## SHORT TASK
Repeat the full listing below verbatim and keep the images out.

## SOURCE DATA
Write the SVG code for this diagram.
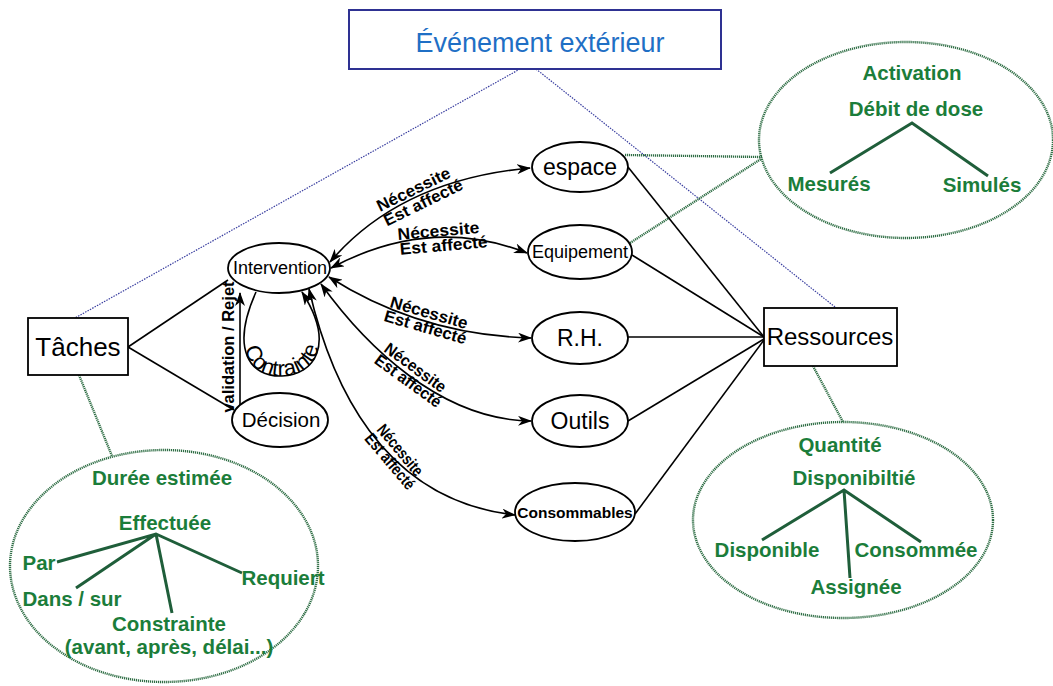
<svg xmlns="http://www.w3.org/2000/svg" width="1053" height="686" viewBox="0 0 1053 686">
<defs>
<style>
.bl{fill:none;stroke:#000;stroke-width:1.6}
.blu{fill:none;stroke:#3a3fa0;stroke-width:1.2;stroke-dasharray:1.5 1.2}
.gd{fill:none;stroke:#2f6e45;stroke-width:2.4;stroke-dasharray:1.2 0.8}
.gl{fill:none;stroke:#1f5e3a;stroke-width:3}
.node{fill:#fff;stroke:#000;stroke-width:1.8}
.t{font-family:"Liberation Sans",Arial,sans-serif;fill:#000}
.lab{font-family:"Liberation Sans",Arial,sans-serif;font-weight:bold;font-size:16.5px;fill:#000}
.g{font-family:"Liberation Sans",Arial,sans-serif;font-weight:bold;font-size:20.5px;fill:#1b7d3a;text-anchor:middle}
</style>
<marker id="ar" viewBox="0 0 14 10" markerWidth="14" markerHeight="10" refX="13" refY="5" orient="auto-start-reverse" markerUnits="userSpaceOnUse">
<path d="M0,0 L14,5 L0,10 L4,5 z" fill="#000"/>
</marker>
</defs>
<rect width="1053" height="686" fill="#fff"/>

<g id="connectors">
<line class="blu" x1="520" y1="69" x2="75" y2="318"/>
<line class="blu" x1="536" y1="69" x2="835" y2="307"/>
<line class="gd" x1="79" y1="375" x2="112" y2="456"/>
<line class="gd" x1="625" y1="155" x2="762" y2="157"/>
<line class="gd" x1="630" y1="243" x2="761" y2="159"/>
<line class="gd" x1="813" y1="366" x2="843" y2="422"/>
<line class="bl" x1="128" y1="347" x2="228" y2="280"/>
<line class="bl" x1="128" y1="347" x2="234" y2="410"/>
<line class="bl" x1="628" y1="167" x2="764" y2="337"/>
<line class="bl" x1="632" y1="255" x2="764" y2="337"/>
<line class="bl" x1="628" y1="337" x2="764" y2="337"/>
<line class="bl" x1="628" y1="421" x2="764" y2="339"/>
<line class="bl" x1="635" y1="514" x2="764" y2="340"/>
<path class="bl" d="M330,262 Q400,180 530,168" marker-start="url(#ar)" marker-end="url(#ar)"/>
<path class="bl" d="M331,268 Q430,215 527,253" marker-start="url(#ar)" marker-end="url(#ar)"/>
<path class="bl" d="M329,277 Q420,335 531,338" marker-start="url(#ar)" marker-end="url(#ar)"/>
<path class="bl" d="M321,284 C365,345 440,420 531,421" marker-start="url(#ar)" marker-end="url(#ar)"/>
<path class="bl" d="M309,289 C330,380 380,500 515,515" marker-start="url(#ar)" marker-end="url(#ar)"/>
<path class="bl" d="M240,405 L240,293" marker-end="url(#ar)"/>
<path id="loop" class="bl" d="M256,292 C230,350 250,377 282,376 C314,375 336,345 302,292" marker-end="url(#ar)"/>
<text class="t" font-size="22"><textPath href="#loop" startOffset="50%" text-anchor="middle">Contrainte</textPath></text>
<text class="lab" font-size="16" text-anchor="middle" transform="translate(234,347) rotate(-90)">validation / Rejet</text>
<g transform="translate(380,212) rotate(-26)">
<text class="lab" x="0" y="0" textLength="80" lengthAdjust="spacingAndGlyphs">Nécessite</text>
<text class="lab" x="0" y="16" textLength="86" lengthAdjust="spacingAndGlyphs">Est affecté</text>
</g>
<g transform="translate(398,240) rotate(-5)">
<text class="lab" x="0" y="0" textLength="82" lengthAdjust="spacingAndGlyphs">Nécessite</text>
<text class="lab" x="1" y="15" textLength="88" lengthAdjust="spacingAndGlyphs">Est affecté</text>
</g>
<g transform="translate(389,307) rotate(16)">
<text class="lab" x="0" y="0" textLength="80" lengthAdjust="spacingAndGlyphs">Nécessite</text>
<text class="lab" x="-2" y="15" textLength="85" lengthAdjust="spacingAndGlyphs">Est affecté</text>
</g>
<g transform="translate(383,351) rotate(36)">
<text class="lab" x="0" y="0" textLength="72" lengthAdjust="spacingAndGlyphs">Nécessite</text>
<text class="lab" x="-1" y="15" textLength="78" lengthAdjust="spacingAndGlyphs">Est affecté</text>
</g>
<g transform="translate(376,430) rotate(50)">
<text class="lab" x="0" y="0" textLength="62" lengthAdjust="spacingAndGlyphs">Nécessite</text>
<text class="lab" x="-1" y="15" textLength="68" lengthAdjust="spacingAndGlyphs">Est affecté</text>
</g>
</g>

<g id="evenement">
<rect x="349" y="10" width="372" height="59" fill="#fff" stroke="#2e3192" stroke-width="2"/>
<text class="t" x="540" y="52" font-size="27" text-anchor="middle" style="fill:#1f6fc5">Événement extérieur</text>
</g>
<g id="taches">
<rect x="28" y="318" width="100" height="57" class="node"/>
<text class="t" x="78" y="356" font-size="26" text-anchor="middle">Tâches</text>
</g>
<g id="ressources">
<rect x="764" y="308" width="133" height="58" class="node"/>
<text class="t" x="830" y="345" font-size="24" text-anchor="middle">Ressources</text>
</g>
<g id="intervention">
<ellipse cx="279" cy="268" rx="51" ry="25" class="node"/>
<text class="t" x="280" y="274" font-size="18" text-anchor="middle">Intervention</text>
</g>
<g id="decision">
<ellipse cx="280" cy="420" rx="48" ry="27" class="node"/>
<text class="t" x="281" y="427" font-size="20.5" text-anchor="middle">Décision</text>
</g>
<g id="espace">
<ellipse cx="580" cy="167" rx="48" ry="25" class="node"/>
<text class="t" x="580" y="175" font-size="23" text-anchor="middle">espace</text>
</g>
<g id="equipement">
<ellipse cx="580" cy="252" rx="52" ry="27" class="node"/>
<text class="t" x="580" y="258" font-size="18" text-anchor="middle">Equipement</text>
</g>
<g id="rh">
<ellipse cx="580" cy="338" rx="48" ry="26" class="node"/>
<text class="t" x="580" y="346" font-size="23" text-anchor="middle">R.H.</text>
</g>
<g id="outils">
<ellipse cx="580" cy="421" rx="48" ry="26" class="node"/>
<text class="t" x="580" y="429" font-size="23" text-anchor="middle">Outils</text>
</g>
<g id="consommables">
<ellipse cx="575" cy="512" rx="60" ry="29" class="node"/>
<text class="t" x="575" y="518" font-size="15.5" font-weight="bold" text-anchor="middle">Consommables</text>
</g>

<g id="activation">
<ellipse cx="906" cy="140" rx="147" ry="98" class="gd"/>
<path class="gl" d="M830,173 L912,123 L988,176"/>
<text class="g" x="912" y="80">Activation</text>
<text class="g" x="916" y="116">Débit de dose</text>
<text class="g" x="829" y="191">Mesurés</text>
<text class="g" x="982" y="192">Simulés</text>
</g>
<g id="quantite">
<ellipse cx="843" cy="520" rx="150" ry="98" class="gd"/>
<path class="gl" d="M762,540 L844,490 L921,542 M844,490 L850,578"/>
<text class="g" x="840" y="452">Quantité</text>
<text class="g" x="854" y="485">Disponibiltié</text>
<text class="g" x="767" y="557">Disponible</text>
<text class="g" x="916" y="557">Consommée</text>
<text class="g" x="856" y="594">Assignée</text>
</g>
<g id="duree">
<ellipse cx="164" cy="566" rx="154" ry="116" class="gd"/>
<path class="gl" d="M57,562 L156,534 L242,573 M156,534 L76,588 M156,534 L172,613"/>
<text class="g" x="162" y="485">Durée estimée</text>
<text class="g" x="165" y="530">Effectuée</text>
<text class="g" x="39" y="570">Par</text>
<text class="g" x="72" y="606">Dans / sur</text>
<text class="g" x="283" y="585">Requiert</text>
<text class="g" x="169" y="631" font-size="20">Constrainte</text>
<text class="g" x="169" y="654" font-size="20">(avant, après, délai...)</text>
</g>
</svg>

## EXERCISE ANSWER
Write the SVG code for this diagram.
<svg xmlns="http://www.w3.org/2000/svg" width="1053" height="686" viewBox="0 0 1053 686">
<defs>
<style>
.bl{fill:none;stroke:#000;stroke-width:1.6}
.blu{fill:none;stroke:#3a3fa0;stroke-width:1.2;stroke-dasharray:1.5 1.2}
.gd{fill:none;stroke:#2f6e45;stroke-width:2.4;stroke-dasharray:1.2 0.8}
.gl{fill:none;stroke:#1f5e3a;stroke-width:3}
.node{fill:#fff;stroke:#000;stroke-width:1.8}
.t{font-family:"Liberation Sans",Arial,sans-serif;fill:#000}
.lab{font-family:"Liberation Sans",Arial,sans-serif;font-weight:bold;font-size:16.5px;fill:#000}
.g{font-family:"Liberation Sans",Arial,sans-serif;font-weight:bold;font-size:20.5px;fill:#1b7d3a;text-anchor:middle}
</style>
<marker id="ar" viewBox="0 0 14 10" markerWidth="14" markerHeight="10" refX="13" refY="5" orient="auto-start-reverse" markerUnits="userSpaceOnUse">
<path d="M0,0 L14,5 L0,10 L4,5 z" fill="#000"/>
</marker>
</defs>
<rect width="1053" height="686" fill="#fff"/>

<g id="connectors">
<line class="blu" x1="520" y1="69" x2="75" y2="318"/>
<line class="blu" x1="536" y1="69" x2="835" y2="307"/>
<line class="gd" x1="79" y1="375" x2="112" y2="456"/>
<line class="gd" x1="625" y1="155" x2="762" y2="157"/>
<line class="gd" x1="630" y1="243" x2="761" y2="159"/>
<line class="gd" x1="813" y1="366" x2="843" y2="422"/>
<line class="bl" x1="128" y1="347" x2="228" y2="280"/>
<line class="bl" x1="128" y1="347" x2="234" y2="410"/>
<line class="bl" x1="628" y1="167" x2="764" y2="337"/>
<line class="bl" x1="632" y1="255" x2="764" y2="337"/>
<line class="bl" x1="628" y1="337" x2="764" y2="337"/>
<line class="bl" x1="628" y1="421" x2="764" y2="339"/>
<line class="bl" x1="635" y1="514" x2="764" y2="340"/>
<path class="bl" d="M330,262 Q400,180 530,168" marker-start="url(#ar)" marker-end="url(#ar)"/>
<path class="bl" d="M331,268 Q430,215 527,253" marker-start="url(#ar)" marker-end="url(#ar)"/>
<path class="bl" d="M329,277 Q420,335 531,338" marker-start="url(#ar)" marker-end="url(#ar)"/>
<path class="bl" d="M321,284 C365,345 440,420 531,421" marker-start="url(#ar)" marker-end="url(#ar)"/>
<path class="bl" d="M309,289 C330,380 380,500 515,515" marker-start="url(#ar)" marker-end="url(#ar)"/>
<path class="bl" d="M240,405 L240,293" marker-end="url(#ar)"/>
<path id="loop" class="bl" d="M256,292 C230,350 250,377 282,376 C314,375 336,345 302,292" marker-end="url(#ar)"/>
<text class="t" font-size="22"><textPath href="#loop" startOffset="50%" text-anchor="middle">Contrainte</textPath></text>
<text class="lab" font-size="16" text-anchor="middle" transform="translate(234,347) rotate(-90)">validation / Rejet</text>
<g transform="translate(380,212) rotate(-26)">
<text class="lab" x="0" y="0" textLength="80" lengthAdjust="spacingAndGlyphs">Nécessite</text>
<text class="lab" x="0" y="16" textLength="86" lengthAdjust="spacingAndGlyphs">Est affecté</text>
</g>
<g transform="translate(398,240) rotate(-5)">
<text class="lab" x="0" y="0" textLength="82" lengthAdjust="spacingAndGlyphs">Nécessite</text>
<text class="lab" x="1" y="15" textLength="88" lengthAdjust="spacingAndGlyphs">Est affecté</text>
</g>
<g transform="translate(389,307) rotate(16)">
<text class="lab" x="0" y="0" textLength="80" lengthAdjust="spacingAndGlyphs">Nécessite</text>
<text class="lab" x="-2" y="15" textLength="85" lengthAdjust="spacingAndGlyphs">Est affecté</text>
</g>
<g transform="translate(383,351) rotate(36)">
<text class="lab" x="0" y="0" textLength="72" lengthAdjust="spacingAndGlyphs">Nécessite</text>
<text class="lab" x="-1" y="15" textLength="78" lengthAdjust="spacingAndGlyphs">Est affecté</text>
</g>
<g transform="translate(376,430) rotate(50)">
<text class="lab" x="0" y="0" textLength="62" lengthAdjust="spacingAndGlyphs">Nécessite</text>
<text class="lab" x="-1" y="15" textLength="68" lengthAdjust="spacingAndGlyphs">Est affecté</text>
</g>
</g>

<g id="evenement">
<rect x="349" y="10" width="372" height="59" fill="#fff" stroke="#2e3192" stroke-width="2"/>
<text class="t" x="540" y="52" font-size="27" text-anchor="middle" style="fill:#1f6fc5">Événement extérieur</text>
</g>
<g id="taches">
<rect x="28" y="318" width="100" height="57" class="node"/>
<text class="t" x="78" y="356" font-size="26" text-anchor="middle">Tâches</text>
</g>
<g id="ressources">
<rect x="764" y="308" width="133" height="58" class="node"/>
<text class="t" x="830" y="345" font-size="24" text-anchor="middle">Ressources</text>
</g>
<g id="intervention">
<ellipse cx="279" cy="268" rx="51" ry="25" class="node"/>
<text class="t" x="280" y="274" font-size="18" text-anchor="middle">Intervention</text>
</g>
<g id="decision">
<ellipse cx="280" cy="420" rx="48" ry="27" class="node"/>
<text class="t" x="281" y="427" font-size="20.5" text-anchor="middle">Décision</text>
</g>
<g id="espace">
<ellipse cx="580" cy="167" rx="48" ry="25" class="node"/>
<text class="t" x="580" y="175" font-size="23" text-anchor="middle">espace</text>
</g>
<g id="equipement">
<ellipse cx="580" cy="252" rx="52" ry="27" class="node"/>
<text class="t" x="580" y="258" font-size="18" text-anchor="middle">Equipement</text>
</g>
<g id="rh">
<ellipse cx="580" cy="338" rx="48" ry="26" class="node"/>
<text class="t" x="580" y="346" font-size="23" text-anchor="middle">R.H.</text>
</g>
<g id="outils">
<ellipse cx="580" cy="421" rx="48" ry="26" class="node"/>
<text class="t" x="580" y="429" font-size="23" text-anchor="middle">Outils</text>
</g>
<g id="consommables">
<ellipse cx="575" cy="512" rx="60" ry="29" class="node"/>
<text class="t" x="575" y="518" font-size="15.5" font-weight="bold" text-anchor="middle">Consommables</text>
</g>

<g id="activation">
<ellipse cx="906" cy="140" rx="147" ry="98" class="gd"/>
<path class="gl" d="M830,173 L912,123 L988,176"/>
<text class="g" x="912" y="80">Activation</text>
<text class="g" x="916" y="116">Débit de dose</text>
<text class="g" x="829" y="191">Mesurés</text>
<text class="g" x="982" y="192">Simulés</text>
</g>
<g id="quantite">
<ellipse cx="843" cy="520" rx="150" ry="98" class="gd"/>
<path class="gl" d="M762,540 L844,490 L921,542 M844,490 L850,578"/>
<text class="g" x="840" y="452">Quantité</text>
<text class="g" x="854" y="485">Disponibiltié</text>
<text class="g" x="767" y="557">Disponible</text>
<text class="g" x="916" y="557">Consommée</text>
<text class="g" x="856" y="594">Assignée</text>
</g>
<g id="duree">
<ellipse cx="164" cy="566" rx="154" ry="116" class="gd"/>
<path class="gl" d="M57,562 L156,534 L242,573 M156,534 L76,588 M156,534 L172,613"/>
<text class="g" x="162" y="485">Durée estimée</text>
<text class="g" x="165" y="530">Effectuée</text>
<text class="g" x="39" y="570">Par</text>
<text class="g" x="72" y="606">Dans / sur</text>
<text class="g" x="283" y="585">Requiert</text>
<text class="g" x="169" y="631" font-size="20">Constrainte</text>
<text class="g" x="169" y="654" font-size="20">(avant, après, délai...)</text>
</g>
</svg>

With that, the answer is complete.